Obwohl - warum nicht? Aus dem Blickwinkel des Interessenausgleiches erscheint letztlich auch das Unmögliche noch möglich.

Die Gretchenfrage dabei ist immer, wer welche Interessen zu vertreten hat und ob diese auch auf einen Nenner zu bringen sind. Das gilt ganz besonders für das Bundesgremium des Fahrzeughandels. Dort sind auch all jene Importeure zwangsbeheimatet, die im Auftrag der Hersteller den vielen kleinen Händlern die Vertragsbedingungen und damit ihre Einkommenschancen diktieren. Da möchte ich nicht in der Haut des Gremialgeschäftsführers Dr. Manfred Kandelhart stecken. In dessen Brust müssen stets zwei Herzen schlagen: Als beamteter Importeursvertreter hat er deren Interessen zu wahren - unabhängig davon, dass diese Importeure mit einem eigenen privaten Club bei der Industriellenvereinigung am Schwarzenbergplatz residieren. Bei den dortigen Treffen haben die Autohändler - verständlicherweise -keinen Zutritt, geschweige denn Sitz und Stimme. Gleichzeitig vertritt Kandelhart gemeinsam mit seinem Gremialobmann die Interessen der Gegenseite, wobei in diesem speziellen Fall beiden Akteuren der beste Wille zum "Interessenausgleich" nicht abzusprechen ist.

Um aus dieser Not eine Tugend zu machen, wurde der VerbandÖsterreichischer Kraftfahrzeughändler (VÖK) gegründet. Er kann die andere Seite vom Informationsfluss und den entscheidenden internen Informationen ausschließen. Mit einem demokratischen Kammersystem, bei dem gewählte Funktionäre das Sagen haben, hat das alles allerdings recht wenig zu tun.
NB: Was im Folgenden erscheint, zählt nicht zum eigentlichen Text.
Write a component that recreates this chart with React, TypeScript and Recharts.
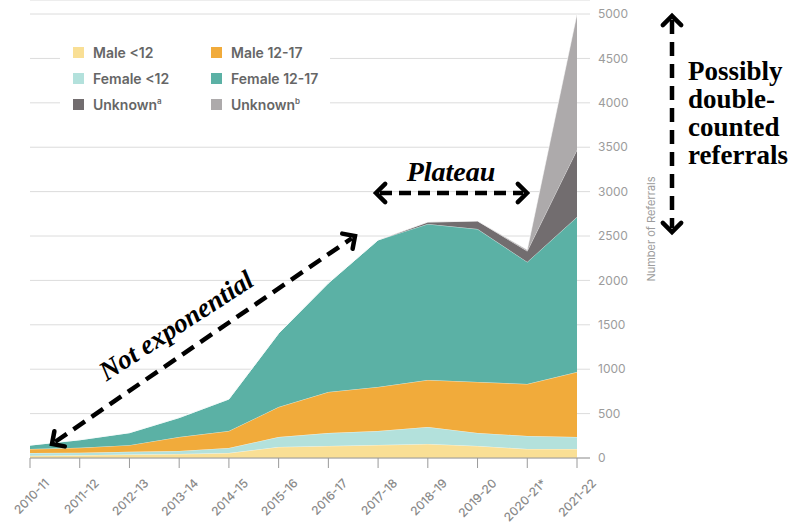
import { AreaChart, Area, XAxis, YAxis, CartesianGrid, Legend } from "recharts"

const years = [
  "2010-11", "2011-12", "2012-13", "2013-14", "2014-15", "2015-16",
  "2016-17", "2017-18", "2018-19", "2019-20", "2020-21*", "2021-22",
]

// referrals per year, stacked bottom to top
const maleUnder12 = [25, 30, 40, 45, 56, 124, 135, 146, 158, 135, 101, 101]
const femaleUnder12 = [30, 30, 30, 35, 57, 112, 146, 158, 191, 147, 147, 135]
const male12to17 = [45, 55, 75, 156, 191, 338, 462, 496, 529, 574, 585, 732]
const female12to17 = [45, 90, 140, 219, 360, 830, 1227, 1655, 1757, 1722, 1374, 1745]
const unknownA = [0, 0, 0, 0, 0, 0, 0, 0, 22, 91, 123, 757]
const unknownB = [0, 0, 0, 0, 0, 0, 0, 0, 0, 0, 15, 1530]

const yTicks = [0, 500, 1000, 1500, 2000, 2500, 3000, 3500, 4000, 4500, 5000]

const series = [
  { key: "maleUnder12", name: "Male <12", color: "#f9df95" },
  { key: "femaleUnder12", name: "Female <12", color: "#b3e1dc" },
  { key: "male12to17", name: "Male 12-17", color: "#f1ab3b" },
  { key: "female12to17", name: "Female 12-17", color: "#5bb1a5" },
  { key: "unknownA", name: "Unknown", sup: "a", color: "#726d6f" },
  { key: "unknownB", name: "Unknown", sup: "b", color: "#adaaab" },
]

const data = years.map((year, i) => ({
  year,
  maleUnder12: maleUnder12[i],
  femaleUnder12: femaleUnder12[i],
  male12to17: male12to17[i],
  female12to17: female12to17[i],
  unknownA: unknownA[i],
  unknownB: unknownB[i],
}))

const sans = "Inter, 'Open Sans', sans-serif"
const serif = "'Liberation Serif', 'DejaVu Serif', serif"

// legend shown in two columns: Male / Female / Unknown rows
const legendOrder = [0, 2, 1, 3, 4, 5]

function LegendBox() {
  return (
    <div
      style={{
        display: "grid",
        gridTemplateColumns: "138px 130px",
        gridAutoRows: "26px",
        background: "#fff",
        padding: "9px 0 8px 13px",
        fontFamily: sans,
        fontSize: 14,
        fontWeight: 600,
        color: "#666",
      }}
    >
      {legendOrder.map((idx) => {
        const s = series[idx]
        return (
          <div key={s.key} style={{ display: "flex", alignItems: "center", gap: 9 }}>
            <span style={{ width: 11, height: 11, background: s.color, display: "inline-block" }} />
            <span>
              {s.name}
              {s.sup && <sup style={{ fontSize: 8 }}>{s.sup}</sup>}
            </span>
          </div>
        )
      })}
    </div>
  )
}

function YearTick(props: any) {
  const { x, y, payload } = props
  return (
    <g transform={`translate(${x + 17},${y + 11})`}>
      <text
        textAnchor="end"
        transform="rotate(-45)"
        fontSize={12}
        fontWeight={500}
        fontFamily={sans}
        fill="#8a8a8a"
        dy="0.35em"
      >
        {payload.value}
      </text>
    </g>
  )
}

function DashedArrow({ x1, y1, x2, y2, dash = "14 8" }: any) {
  const ang = Math.atan2(y2 - y1, x2 - x1)
  const head = 13
  const spread = Math.PI / 4
  const tip = (x: number, y: number, a: number) => {
    const ax = x - head * Math.cos(a - spread)
    const ay = y - head * Math.sin(a - spread)
    const bx = x - head * Math.cos(a + spread)
    const by = y - head * Math.sin(a + spread)
    return `${ax},${ay} ${x},${y} ${bx},${by}`
  }
  const c = Math.cos(ang) * 4
  const s = Math.sin(ang) * 4
  return (
    <g stroke="#000" strokeWidth={4.5} fill="none">
      <line x1={x1 + c} y1={y1 + s} x2={x2 - c} y2={y2 - s} strokeDasharray={dash} />
      <polyline points={tip(x2, y2, ang)} strokeLinejoin="miter" strokeLinecap="round" />
      <polyline points={tip(x1, y1, ang + Math.PI)} strokeLinejoin="miter" strokeLinecap="round" />
    </g>
  )
}

function Annotations() {
  return (
    <svg
      width={804}
      height={525}
      style={{ position: "absolute", left: 0, top: 0, pointerEvents: "none" }}
    >
      <DashedArrow x1={52} y1={444} x2={355} y2={236} />
      <text
        transform="translate(181,333) rotate(-33)"
        textAnchor="middle"
        fontFamily={serif}
        fontStyle="italic"
        fontWeight="bold"
        fontSize={27}
      >
        Not exponential
      </text>

      <DashedArrow x1={376} y1={193} x2={527} y2={193} dash="12 7" />
      <text
        x={451}
        y={181}
        textAnchor="middle"
        fontFamily={serif}
        fontStyle="italic"
        fontWeight="bold"
        fontSize={28}
      >
        Plateau
      </text>

      <DashedArrow x1={672} y1={16} x2={672} y2={232} />
      <g fontFamily={serif} fontWeight="bold" fontSize={27}>
        <text x={688} y={80}>Possibly</text>
        <text x={688} y={108}>double-</text>
        <text x={688} y={136}>counted</text>
        <text x={688} y={164}>referrals</text>
      </g>
    </svg>
  )
}

export default function App() {
  return (
    <div style={{ position: "absolute", left: 0, top: 0, width: 804, height: 525, background: "#fff" }}>
      <AreaChart
        width={804}
        height={525}
        data={data}
        margin={{ top: 0, right: 144, bottom: 7, left: 30 }}
      >
        <CartesianGrid vertical={false} stroke="#dcdcdc" />
        <XAxis
          dataKey="year"
          interval={0}
          height={60}
          tickSize={10}
          tickMargin={2}
          padding={{ left: 0, right: 13 }}
          stroke="#9a9a9a"
          tick={<YearTick />}
        />
        <YAxis
          yAxisId="frame"
          orientation="left"
          width={0}
          domain={[0, 5158]}
          ticks={yTicks}
          tick={false}
          tickLine={false}
          stroke="#b0b0b0"
        />
        <YAxis
          orientation="right"
          width={70}
          domain={[0, 5158]}
          ticks={yTicks}
          axisLine={false}
          tickLine={false}
          tick={{ fontSize: 12, fill: "#9c9c9c", fontFamily: sans }}
          label={{
            value: "Number of Referrals",
            angle: -90,
            position: "insideRight",
            offset: 9,
            style: { fontSize: 11, fill: "#9c9c9c", fontFamily: sans, textAnchor: "middle" },
          }}
        />
        <Legend
          verticalAlign="middle"
          align="center"
          layout="horizontal"
          content={<LegendBox />}
          wrapperStyle={{ top: 30, left: 60, width: 270, height: "auto" }}
        />
        {series.map((s) => (
          <Area
            key={s.key}
            type="linear"
            dataKey={s.key}
            name={s.name}
            stackId="1"
            fill={s.color}
            fillOpacity={1}
            stroke="#ffffff"
            strokeOpacity={0.55}
            strokeWidth={1}
            isAnimationActive={false}
          />
        ))}
      </AreaChart>
      <Annotations />
    </div>
  )
}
Ich hätte wenig Verständnis dafür, dass die internationalen Reifenproduzenten im Reifenhandel Sitz und Stimme haben. Die Interessen der beiden sind unvereinbar. Oder wie sollten die Mineralölkonzerne mit jenen Tankstellenpächtern in einem Boot sitzen, denen sie beinhart die Vertragskonditionen diktieren? Von denen sie sich ausschließlich mit Gerichtsurteilen "im Namen der Republik" verabschieden möchten? Obwohl sie über zahlreiche konzerneigene Tankstellen verfügen und daher "natürliche" Mitglieder des Mineralölhandels sind, sollten sie als verlängerte Arme ihrer Konzerne in der Kammerder Erdölindustrie ihre Heimat finden.

Wer hätte Verständnis dafür, dass die Pharmakonzerne Mitglieder der Apothekerkammer werden? Bloß deshalb, weil beide im Pharmahandel ihr Geld verdienen? Auch dort haben die Herstellerkonzerne ihre Interessen in einem Verein, der Pharmag, gebündelt. Eine machtvolle Interessenvereinigung, der beachtliche Kompetenzen zugefallen sind. Dennoch würde es keinem Gesetzgeber einfallen, dass diese den Apothekern zwecks "Interessenausgleich" dazwischenreden können.

Ähnlich sieht es bei den Versicherungen aus. Der Vertrieb ist im Gremium 29a beheimatet. Dort residieren die Versicherungsmakler und wehren sich gegen das Diktat übermächtiger Finanzkonzerne. Mitglieder sind zwar auch manche Maklerbüros, die direkt oder indirekt im Eigentum der Versicherer stehen, doch eine Sonderstellung kommt ihnen nicht zu. Sie zahlen in dieses Gremium auch keine höheren Beiträge als alle anderen, tatsächlich unabhängigen Makler.

Lange Zeit habe ich geglaubt, dass die Importeure eine besonders zahlungsfähige Kundschaft sind, auf die das Bundesgremium daher nicht verzichten kann. Das erwies sich als Irrtum. Tatsächlich zahlen sie der Kammer umsatz-und gewinnbedingt mehr Beiträge als "normale" Autohändler. Die Umlagenordnung bewirkt jedoch, dass die Landesgremien und das Bundesgremium dabei leerausgehen. Dort liefern die Importeure nicht mehr ab als jeder andere kleine Autohändler an der Ecke nebenan. Die Mitgliedschaft der Importeure ist daher ein Luxus, den sich die Autohändler im Sinne eines "Interessenausgleiches" leisten.